### PROVIDED ENTRIES
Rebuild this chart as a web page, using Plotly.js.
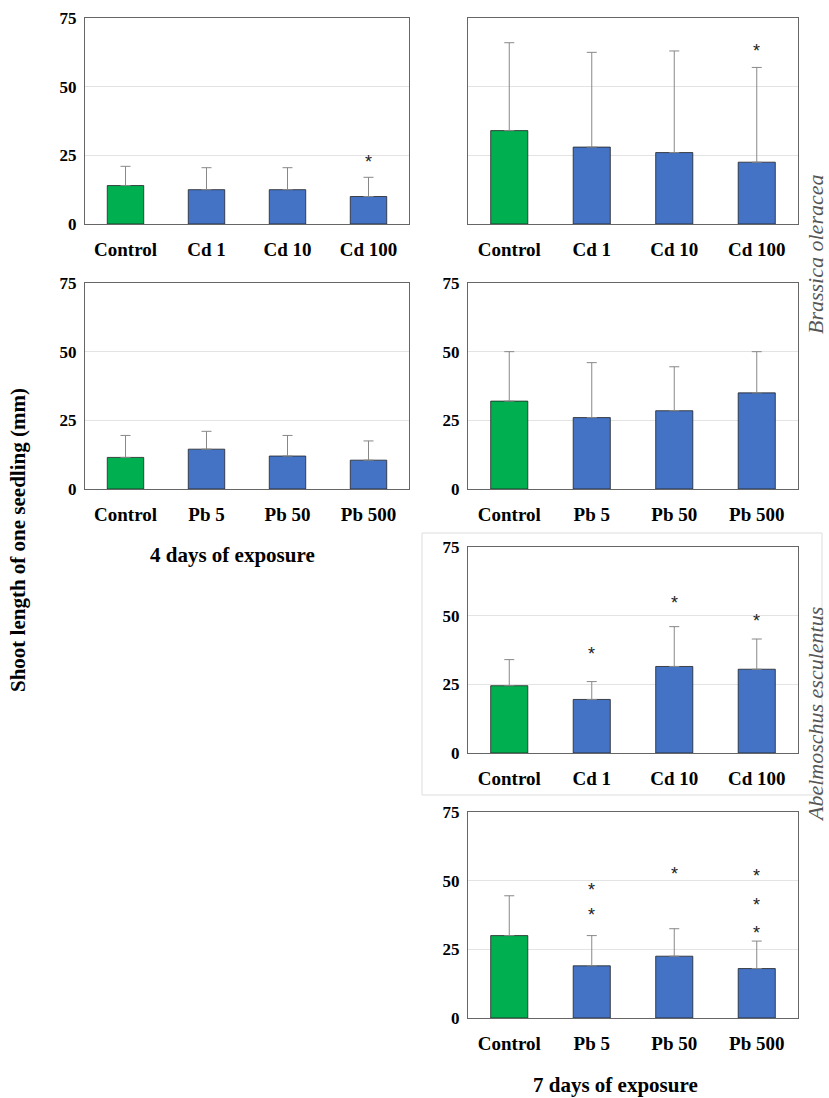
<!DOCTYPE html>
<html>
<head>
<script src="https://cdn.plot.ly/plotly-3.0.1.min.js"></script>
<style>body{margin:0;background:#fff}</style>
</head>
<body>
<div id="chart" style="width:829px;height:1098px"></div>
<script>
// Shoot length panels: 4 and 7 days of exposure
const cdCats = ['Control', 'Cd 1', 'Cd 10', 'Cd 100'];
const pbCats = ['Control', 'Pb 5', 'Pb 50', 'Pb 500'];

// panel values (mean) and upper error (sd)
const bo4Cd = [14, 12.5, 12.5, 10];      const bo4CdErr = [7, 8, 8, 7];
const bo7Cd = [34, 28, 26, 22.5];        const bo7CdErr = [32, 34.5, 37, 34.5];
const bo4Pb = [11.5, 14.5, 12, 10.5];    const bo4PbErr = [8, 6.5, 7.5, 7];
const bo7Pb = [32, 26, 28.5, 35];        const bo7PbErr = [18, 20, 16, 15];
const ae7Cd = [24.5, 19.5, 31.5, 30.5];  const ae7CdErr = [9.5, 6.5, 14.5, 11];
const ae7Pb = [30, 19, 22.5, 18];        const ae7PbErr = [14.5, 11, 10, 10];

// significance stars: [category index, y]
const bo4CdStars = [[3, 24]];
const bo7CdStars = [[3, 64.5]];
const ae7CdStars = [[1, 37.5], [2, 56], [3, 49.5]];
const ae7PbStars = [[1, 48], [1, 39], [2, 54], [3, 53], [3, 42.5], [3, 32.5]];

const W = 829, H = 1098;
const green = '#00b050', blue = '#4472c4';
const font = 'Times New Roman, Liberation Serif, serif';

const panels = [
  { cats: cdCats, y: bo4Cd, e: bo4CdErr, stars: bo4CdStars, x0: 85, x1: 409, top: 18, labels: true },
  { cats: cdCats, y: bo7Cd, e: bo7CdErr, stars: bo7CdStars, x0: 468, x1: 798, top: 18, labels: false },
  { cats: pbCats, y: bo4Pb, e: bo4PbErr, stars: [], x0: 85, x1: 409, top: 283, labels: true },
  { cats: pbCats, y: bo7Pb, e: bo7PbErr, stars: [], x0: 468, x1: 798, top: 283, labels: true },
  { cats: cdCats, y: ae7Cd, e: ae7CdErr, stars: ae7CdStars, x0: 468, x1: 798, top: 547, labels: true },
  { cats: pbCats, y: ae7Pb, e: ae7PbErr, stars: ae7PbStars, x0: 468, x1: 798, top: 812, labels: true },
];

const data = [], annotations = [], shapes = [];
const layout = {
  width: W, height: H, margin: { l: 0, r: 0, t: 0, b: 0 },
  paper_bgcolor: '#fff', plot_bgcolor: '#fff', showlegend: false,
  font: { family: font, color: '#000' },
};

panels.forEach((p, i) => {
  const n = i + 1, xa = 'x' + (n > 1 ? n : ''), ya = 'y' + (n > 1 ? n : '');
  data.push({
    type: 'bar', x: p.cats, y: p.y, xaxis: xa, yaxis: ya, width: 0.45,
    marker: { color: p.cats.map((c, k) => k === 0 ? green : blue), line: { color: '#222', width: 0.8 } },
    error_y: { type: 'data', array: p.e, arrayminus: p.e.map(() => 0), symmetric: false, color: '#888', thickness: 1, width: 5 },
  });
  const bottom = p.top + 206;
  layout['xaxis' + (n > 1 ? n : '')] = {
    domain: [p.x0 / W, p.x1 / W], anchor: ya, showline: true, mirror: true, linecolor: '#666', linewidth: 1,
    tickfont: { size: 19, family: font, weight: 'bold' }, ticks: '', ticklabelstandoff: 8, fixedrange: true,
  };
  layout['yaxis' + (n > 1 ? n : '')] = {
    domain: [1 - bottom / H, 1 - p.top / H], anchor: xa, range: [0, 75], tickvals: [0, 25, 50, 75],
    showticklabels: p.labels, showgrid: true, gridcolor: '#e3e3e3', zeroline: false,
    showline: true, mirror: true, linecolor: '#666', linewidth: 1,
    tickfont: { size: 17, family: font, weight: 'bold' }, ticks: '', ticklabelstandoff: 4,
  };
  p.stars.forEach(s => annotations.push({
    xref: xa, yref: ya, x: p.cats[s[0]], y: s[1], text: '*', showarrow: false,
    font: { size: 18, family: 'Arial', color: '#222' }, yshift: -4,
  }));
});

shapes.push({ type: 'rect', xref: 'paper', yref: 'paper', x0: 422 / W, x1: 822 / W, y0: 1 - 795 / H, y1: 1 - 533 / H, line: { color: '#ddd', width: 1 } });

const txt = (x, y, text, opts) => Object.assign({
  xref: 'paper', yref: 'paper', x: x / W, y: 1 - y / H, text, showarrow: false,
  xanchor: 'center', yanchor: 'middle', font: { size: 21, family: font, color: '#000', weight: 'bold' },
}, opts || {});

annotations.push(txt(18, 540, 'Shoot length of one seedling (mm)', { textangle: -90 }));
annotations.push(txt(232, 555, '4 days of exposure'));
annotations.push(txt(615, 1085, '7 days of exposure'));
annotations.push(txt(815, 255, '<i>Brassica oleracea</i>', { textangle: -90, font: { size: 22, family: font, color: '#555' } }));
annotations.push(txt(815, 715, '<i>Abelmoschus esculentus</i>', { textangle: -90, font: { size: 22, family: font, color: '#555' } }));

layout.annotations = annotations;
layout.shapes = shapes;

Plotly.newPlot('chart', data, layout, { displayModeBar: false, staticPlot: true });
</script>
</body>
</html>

* * *

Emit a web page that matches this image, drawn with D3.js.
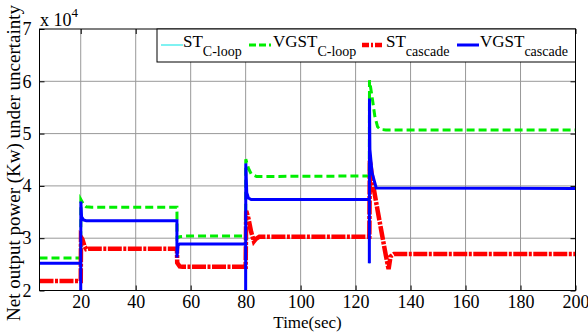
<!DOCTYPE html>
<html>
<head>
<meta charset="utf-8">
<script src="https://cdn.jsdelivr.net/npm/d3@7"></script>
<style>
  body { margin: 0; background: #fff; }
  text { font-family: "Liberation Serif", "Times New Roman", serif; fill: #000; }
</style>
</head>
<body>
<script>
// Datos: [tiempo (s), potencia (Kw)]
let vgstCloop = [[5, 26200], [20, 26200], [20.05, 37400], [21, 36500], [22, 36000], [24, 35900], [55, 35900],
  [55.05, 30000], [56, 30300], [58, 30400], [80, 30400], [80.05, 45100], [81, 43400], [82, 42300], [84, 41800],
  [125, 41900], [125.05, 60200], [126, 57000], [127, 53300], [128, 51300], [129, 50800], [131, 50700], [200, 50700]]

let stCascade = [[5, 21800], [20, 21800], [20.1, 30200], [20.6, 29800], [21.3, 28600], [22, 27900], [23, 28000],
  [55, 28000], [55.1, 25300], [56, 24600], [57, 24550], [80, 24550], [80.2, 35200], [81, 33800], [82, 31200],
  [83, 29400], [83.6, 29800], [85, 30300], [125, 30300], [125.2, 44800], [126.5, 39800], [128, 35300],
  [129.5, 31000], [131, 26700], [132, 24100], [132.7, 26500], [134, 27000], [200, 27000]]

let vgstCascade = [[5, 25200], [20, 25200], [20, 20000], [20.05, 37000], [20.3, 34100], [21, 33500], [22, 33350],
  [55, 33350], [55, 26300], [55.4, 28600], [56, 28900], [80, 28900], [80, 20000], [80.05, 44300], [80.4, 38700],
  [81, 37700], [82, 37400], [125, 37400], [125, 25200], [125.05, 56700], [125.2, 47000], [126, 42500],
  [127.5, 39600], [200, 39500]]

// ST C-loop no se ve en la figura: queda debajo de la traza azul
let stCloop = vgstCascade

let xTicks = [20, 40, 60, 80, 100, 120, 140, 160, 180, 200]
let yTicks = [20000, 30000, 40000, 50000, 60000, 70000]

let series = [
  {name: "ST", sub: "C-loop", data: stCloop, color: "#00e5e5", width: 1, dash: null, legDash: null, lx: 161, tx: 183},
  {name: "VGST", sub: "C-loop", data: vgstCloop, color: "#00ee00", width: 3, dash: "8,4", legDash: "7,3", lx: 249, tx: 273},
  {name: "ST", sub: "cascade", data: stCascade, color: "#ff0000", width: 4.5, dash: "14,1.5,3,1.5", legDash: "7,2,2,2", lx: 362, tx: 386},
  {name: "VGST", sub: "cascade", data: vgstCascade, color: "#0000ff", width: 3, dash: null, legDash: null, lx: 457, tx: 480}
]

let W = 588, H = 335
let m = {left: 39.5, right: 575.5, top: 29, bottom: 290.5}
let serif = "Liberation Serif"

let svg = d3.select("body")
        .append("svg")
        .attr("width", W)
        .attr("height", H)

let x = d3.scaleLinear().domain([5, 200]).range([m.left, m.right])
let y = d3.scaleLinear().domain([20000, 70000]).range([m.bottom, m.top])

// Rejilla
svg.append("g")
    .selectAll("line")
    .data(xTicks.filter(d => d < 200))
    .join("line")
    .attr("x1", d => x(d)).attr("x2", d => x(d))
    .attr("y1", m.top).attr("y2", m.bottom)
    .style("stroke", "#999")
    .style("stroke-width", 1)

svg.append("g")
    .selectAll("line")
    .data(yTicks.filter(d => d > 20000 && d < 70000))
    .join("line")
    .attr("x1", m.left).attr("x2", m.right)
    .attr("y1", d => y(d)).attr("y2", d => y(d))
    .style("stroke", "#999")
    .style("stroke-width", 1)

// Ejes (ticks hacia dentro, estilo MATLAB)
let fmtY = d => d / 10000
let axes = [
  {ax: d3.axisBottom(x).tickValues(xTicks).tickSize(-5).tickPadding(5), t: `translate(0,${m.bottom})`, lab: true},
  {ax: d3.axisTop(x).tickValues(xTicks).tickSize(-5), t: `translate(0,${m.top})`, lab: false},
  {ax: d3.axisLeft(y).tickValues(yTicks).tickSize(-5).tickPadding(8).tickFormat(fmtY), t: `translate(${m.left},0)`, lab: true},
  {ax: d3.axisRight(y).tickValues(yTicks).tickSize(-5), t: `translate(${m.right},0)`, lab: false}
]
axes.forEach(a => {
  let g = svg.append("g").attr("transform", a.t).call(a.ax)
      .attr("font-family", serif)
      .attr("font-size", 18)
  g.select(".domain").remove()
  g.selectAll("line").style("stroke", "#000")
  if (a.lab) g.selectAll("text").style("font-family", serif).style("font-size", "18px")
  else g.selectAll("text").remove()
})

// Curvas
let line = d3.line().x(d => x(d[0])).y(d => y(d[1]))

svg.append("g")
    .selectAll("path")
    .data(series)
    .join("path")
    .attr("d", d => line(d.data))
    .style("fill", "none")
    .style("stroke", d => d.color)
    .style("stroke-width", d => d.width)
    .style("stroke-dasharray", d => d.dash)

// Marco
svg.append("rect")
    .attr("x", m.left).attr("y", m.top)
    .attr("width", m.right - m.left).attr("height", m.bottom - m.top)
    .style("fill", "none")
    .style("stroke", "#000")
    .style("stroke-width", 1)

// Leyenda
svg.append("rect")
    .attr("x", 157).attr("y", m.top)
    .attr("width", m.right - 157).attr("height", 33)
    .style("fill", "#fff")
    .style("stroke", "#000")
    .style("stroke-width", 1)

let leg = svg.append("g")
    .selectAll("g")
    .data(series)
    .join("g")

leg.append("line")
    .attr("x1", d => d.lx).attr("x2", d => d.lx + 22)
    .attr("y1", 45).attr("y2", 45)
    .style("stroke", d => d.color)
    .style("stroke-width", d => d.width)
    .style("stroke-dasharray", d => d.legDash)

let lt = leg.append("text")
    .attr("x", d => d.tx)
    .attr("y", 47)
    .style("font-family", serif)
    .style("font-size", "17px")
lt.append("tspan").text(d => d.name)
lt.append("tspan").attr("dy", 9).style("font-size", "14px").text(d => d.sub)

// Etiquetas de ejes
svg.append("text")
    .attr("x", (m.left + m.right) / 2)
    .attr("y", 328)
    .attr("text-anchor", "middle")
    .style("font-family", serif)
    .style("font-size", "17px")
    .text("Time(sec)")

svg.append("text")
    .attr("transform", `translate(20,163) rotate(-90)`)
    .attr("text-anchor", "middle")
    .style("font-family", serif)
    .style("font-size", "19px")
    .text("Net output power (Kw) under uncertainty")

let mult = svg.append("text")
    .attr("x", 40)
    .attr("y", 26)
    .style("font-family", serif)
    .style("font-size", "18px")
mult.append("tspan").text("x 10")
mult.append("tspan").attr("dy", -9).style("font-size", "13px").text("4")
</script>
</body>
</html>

* * *

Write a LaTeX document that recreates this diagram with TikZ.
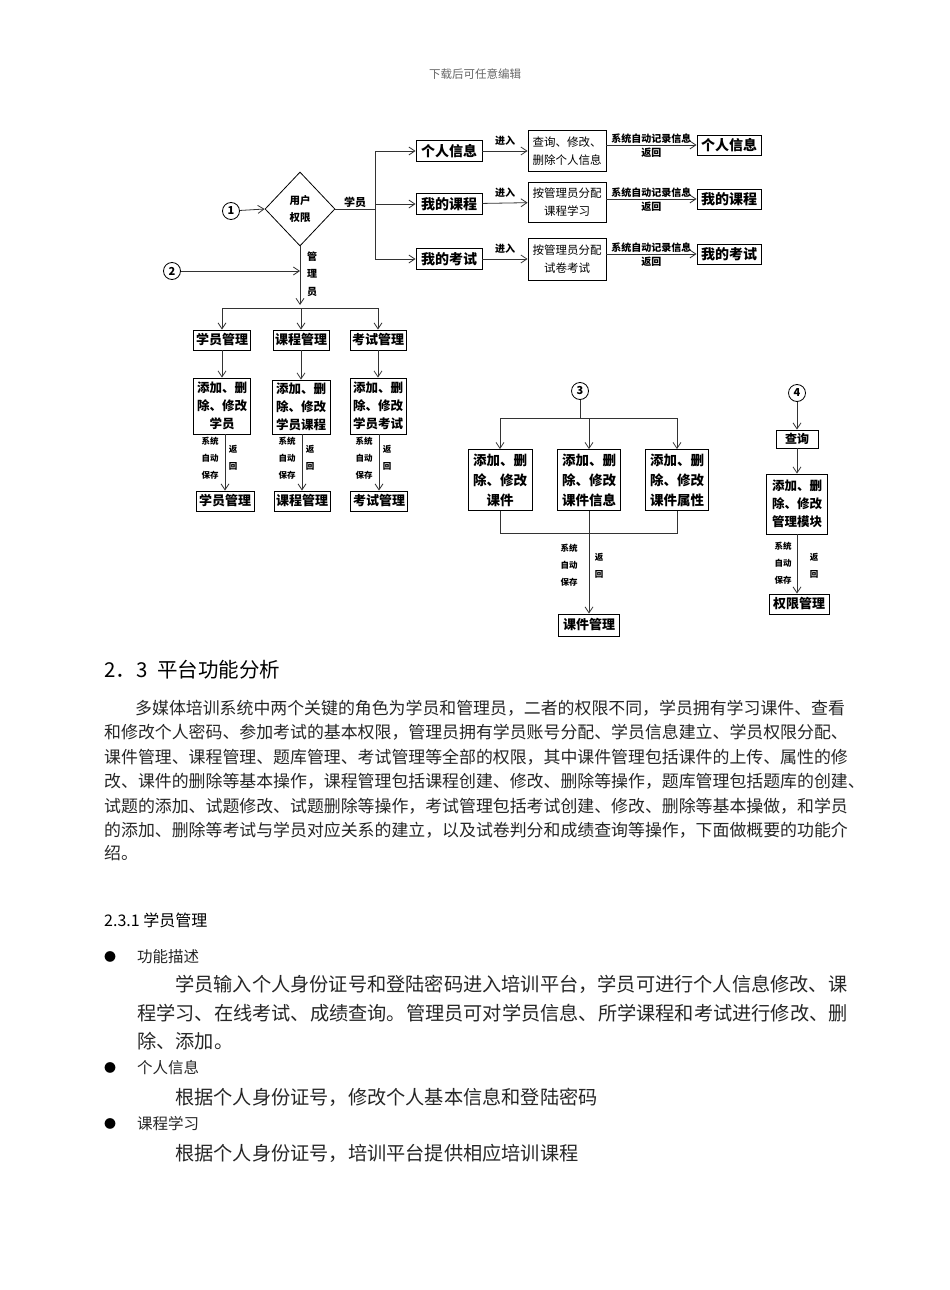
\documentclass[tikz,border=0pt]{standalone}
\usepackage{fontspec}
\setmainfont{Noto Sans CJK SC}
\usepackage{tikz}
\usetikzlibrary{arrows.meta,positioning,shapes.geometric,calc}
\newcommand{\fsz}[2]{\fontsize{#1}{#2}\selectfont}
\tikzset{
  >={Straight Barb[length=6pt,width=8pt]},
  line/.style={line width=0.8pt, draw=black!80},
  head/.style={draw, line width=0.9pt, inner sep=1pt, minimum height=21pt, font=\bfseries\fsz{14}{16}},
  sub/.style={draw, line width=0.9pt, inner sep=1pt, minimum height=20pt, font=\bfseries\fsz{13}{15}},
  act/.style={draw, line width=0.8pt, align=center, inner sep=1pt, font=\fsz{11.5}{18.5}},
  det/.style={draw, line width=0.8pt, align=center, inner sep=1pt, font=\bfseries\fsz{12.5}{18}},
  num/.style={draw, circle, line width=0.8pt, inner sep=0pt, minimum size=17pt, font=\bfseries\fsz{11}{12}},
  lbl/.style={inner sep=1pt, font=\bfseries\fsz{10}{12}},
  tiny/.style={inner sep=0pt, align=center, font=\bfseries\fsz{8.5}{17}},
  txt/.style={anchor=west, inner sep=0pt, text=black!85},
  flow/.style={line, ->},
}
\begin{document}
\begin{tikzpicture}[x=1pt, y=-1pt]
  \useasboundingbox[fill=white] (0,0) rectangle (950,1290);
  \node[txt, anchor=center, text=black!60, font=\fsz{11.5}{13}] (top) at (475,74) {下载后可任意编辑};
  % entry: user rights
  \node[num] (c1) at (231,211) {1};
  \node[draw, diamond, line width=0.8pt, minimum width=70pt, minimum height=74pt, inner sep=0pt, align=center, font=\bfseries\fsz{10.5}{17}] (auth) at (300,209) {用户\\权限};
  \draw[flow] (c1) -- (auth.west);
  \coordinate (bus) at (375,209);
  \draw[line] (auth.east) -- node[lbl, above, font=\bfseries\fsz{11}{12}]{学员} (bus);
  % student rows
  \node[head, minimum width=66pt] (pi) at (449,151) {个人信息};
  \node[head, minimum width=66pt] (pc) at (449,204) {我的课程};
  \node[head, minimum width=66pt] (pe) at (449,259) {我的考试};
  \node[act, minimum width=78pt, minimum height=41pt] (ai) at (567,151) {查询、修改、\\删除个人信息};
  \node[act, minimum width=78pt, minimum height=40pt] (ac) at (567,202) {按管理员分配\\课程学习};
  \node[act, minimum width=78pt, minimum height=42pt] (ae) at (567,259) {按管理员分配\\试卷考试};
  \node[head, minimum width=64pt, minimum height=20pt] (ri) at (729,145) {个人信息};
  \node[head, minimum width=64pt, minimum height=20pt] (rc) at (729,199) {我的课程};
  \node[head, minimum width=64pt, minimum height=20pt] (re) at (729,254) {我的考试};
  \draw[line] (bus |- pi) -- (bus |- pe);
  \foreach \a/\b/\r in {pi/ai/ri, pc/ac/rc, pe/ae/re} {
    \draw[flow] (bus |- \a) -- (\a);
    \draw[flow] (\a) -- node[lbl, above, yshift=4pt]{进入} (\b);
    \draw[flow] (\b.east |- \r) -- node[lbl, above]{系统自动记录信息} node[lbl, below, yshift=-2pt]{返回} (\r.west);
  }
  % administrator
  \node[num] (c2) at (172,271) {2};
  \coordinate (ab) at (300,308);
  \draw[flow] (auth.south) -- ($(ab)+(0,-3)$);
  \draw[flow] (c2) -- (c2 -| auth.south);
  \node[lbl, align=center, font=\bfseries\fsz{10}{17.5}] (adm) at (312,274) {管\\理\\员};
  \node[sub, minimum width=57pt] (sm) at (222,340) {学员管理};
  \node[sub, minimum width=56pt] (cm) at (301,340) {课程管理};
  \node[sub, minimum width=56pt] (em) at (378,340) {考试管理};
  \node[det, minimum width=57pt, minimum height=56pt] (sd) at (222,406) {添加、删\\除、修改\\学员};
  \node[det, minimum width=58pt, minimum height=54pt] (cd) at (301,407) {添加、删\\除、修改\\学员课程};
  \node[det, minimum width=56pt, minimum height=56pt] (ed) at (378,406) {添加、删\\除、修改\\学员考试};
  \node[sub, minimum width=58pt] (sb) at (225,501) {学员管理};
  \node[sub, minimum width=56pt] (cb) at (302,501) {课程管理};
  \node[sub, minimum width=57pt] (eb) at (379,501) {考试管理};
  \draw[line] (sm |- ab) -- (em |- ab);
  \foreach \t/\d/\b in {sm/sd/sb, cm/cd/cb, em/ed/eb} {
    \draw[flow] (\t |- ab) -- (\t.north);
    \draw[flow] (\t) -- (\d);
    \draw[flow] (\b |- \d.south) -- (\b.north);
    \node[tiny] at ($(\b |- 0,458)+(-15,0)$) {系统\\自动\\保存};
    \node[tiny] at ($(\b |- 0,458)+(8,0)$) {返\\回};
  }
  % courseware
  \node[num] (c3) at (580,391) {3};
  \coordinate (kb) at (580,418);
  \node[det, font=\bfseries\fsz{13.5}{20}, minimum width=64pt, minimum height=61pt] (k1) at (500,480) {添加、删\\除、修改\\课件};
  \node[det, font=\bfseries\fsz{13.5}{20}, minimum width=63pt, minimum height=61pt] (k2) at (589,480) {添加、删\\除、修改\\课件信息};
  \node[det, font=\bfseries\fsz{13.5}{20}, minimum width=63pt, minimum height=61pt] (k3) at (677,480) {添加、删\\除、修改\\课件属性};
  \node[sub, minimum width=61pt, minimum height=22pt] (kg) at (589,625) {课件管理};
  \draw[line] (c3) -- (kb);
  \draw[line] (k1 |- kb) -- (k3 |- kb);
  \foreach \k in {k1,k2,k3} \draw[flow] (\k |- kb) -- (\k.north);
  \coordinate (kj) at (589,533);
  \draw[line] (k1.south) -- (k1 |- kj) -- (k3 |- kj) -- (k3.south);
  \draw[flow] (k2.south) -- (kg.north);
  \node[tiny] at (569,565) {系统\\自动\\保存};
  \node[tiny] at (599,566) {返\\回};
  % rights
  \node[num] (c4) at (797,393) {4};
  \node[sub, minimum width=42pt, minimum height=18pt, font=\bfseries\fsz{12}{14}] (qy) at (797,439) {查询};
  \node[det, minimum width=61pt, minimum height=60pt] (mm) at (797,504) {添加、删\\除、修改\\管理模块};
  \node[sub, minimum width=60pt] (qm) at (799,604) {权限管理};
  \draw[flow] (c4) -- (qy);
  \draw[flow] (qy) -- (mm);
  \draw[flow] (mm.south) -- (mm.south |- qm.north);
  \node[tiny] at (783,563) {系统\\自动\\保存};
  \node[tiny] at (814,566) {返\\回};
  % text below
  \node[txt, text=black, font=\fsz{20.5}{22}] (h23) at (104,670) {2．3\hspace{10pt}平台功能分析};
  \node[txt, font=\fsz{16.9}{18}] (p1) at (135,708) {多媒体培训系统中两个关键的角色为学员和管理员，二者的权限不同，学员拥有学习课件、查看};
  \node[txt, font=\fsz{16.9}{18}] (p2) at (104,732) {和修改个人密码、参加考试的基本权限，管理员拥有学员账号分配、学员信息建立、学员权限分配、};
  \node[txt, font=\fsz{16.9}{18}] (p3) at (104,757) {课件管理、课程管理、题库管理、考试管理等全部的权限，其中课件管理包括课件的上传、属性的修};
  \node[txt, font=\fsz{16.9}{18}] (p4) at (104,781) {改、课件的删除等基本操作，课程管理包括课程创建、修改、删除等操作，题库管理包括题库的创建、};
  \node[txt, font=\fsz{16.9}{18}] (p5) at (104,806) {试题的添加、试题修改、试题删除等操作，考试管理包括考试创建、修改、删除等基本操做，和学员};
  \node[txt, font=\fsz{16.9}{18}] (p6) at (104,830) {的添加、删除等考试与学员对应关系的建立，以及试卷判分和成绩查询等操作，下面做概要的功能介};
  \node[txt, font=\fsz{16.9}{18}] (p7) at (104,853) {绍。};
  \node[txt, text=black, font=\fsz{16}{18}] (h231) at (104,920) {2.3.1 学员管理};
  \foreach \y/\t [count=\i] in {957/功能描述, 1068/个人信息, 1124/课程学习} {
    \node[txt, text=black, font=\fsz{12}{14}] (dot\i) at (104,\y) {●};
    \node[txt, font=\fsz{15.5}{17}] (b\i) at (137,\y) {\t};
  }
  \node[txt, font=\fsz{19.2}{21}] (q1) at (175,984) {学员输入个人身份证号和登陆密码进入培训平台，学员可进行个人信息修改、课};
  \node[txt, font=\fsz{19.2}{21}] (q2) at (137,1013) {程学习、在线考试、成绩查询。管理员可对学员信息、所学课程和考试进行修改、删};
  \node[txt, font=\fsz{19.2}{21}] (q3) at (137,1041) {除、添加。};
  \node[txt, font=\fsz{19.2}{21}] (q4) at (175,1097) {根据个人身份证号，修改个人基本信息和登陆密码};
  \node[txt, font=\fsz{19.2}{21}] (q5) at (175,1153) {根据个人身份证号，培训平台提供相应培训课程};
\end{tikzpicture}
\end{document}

### EXERCISE
Both the line with "Emit a web page" and the line with "let yTicks = [20000, 30000, 40000, 50000, 60000, 70000]" are included: reproduce them and every line between, exactly, with pictures omitted.

### SOLUTION
Emit a web page that matches this image, drawn with D3.js.
<!DOCTYPE html>
<html>
<head>
<meta charset="utf-8">
<script src="https://cdn.jsdelivr.net/npm/d3@7"></script>
<style>
  body { margin: 0; background: #fff; }
  text { font-family: "Liberation Serif", "Times New Roman", serif; fill: #000; }
</style>
</head>
<body>
<script>
// Datos: [tiempo (s), potencia (Kw)]
let vgstCloop = [[5, 26200], [20, 26200], [20.05, 37400], [21, 36500], [22, 36000], [24, 35900], [55, 35900],
  [55.05, 30000], [56, 30300], [58, 30400], [80, 30400], [80.05, 45100], [81, 43400], [82, 42300], [84, 41800],
  [125, 41900], [125.05, 60200], [126, 57000], [127, 53300], [128, 51300], [129, 50800], [131, 50700], [200, 50700]]

let stCascade = [[5, 21800], [20, 21800], [20.1, 30200], [20.6, 29800], [21.3, 28600], [22, 27900], [23, 28000],
  [55, 28000], [55.1, 25300], [56, 24600], [57, 24550], [80, 24550], [80.2, 35200], [81, 33800], [82, 31200],
  [83, 29400], [83.6, 29800], [85, 30300], [125, 30300], [125.2, 44800], [126.5, 39800], [128, 35300],
  [129.5, 31000], [131, 26700], [132, 24100], [132.7, 26500], [134, 27000], [200, 27000]]

let vgstCascade = [[5, 25200], [20, 25200], [20, 20000], [20.05, 37000], [20.3, 34100], [21, 33500], [22, 33350],
  [55, 33350], [55, 26300], [55.4, 28600], [56, 28900], [80, 28900], [80, 20000], [80.05, 44300], [80.4, 38700],
  [81, 37700], [82, 37400], [125, 37400], [125, 25200], [125.05, 56700], [125.2, 47000], [126, 42500],
  [127.5, 39600], [200, 39500]]

// ST C-loop no se ve en la figura: queda debajo de la traza azul
let stCloop = vgstCascade

let xTicks = [20, 40, 60, 80, 100, 120, 140, 160, 180, 200]
let yTicks = [20000, 30000, 40000, 50000, 60000, 70000]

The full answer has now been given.